Why empty buildings are riskier
A vacant building has no one present to catch a fire, a leak, or a break-in early, and it attracts vandalism and unauthorized entry. That elevated, less-monitored risk is why standard policies pull back and why vacant-building coverage exists as a distinct product. The risk is genuine, which is also why carriers attach conditions to insuring it.
Keeping coverage in force
The two paths are a vacancy permit endorsement, which preserves coverage on the existing policy despite the vacancy, or a dedicated vacant-building policy written for an empty structure. Which fits depends on how long the vacancy will last and why, a tenant gap, a redevelopment, a sale, a distressed asset.
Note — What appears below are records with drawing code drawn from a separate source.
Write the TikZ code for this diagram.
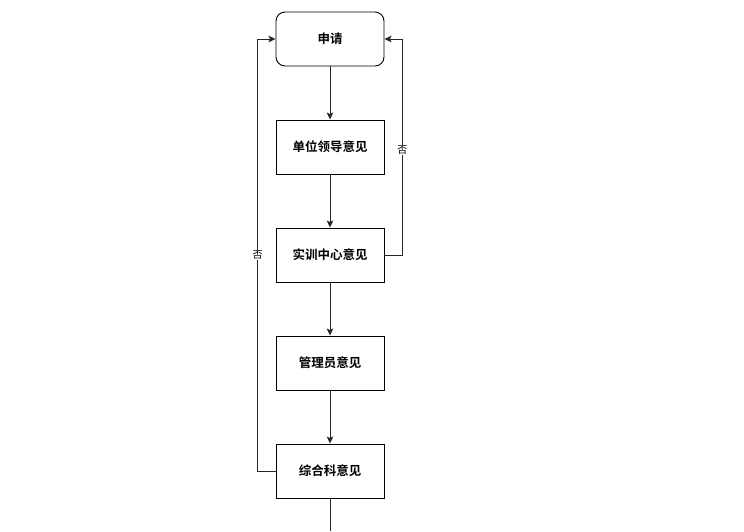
\documentclass[tikz,border=0pt]{standalone}
\usepackage{fontspec}
\newfontfamily\cjk{Noto Sans CJK SC}
\newfontfamily\cjkb{Noto Sans CJK SC Bold}
\usetikzlibrary{arrows.meta}
\begin{document}
\begin{tikzpicture}[x=1pt,y=-1pt,
  box/.style={draw=black,line width=0.9pt,minimum width=108pt,minimum height=54pt,inner sep=0pt,font=\cjkb\fontsize{12.5}{14}\selectfont},
  rbox/.style={box,rounded corners=9pt},
  conn/.style={draw=black!85,line width=0.9pt,-{Stealth[length=7pt,width=6.5pt,inset=1.5pt]}},
  lab/.style={fill=white,inner sep=1pt,font=\cjk\fontsize{10}{12}\selectfont}]
\useasboundingbox[fill=white] (0,0) rectangle (744,531);
\node[rbox] (a) at (330,39) {申请};
\node[box] (b) at (330,147) {单位领导意见};
\node[box] (c) at (330,255) {实训中心意见};
\node[box] (d) at (330,363) {管理员意见};
\node[box] (e) at (330,471) {综合科意见};
\coordinate (endp) at (330,531);
\draw[conn] (a) -- (b);
\draw[conn] (b) -- (c);
\draw[conn] (c) -- (d);
\draw[conn] (d) -- (e);
\draw[draw=black!85,line width=0.9pt] (e) -- (endp);
\draw[conn] (c.east) -- ++(18,0) |- node[lab,pos=0.243] {否} (a.east);
\draw[conn] (e.west) -- ++(-18,0) |- node[lab,pos=0.25] {否} (a.west);
\end{tikzpicture}
\end{document}
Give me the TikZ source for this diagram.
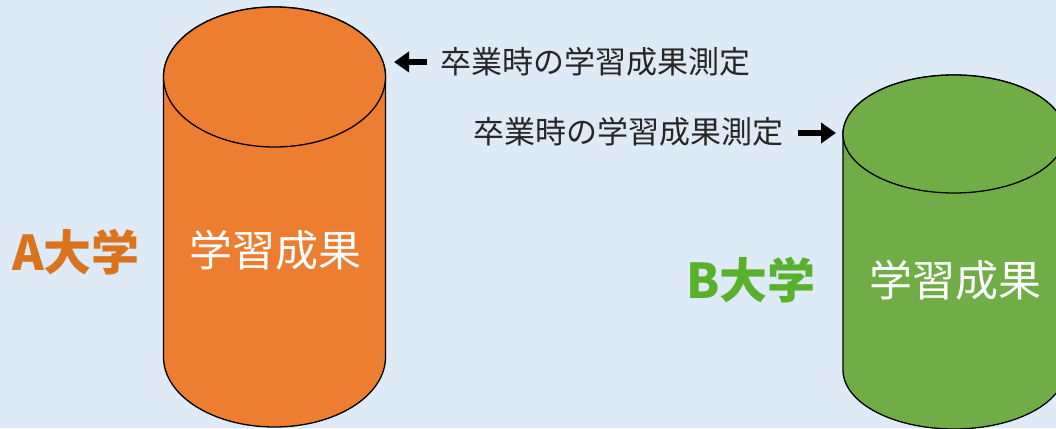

The point is to choose deliberately when occupancy drops, before a loss, not after.
What carriers expect
Vacant-building coverage comes with obligations: secure the building, maintain it, and often inspect it, board or alarm as needed, keep systems in a safe state, and prevent unauthorized access. Meeting those expectations keeps the coverage in force and genuinely reduces the chance of the losses it covers. Treating a vacant building as still fully protected on autopilot is the mistake; managing the vacancy deliberately is the fix.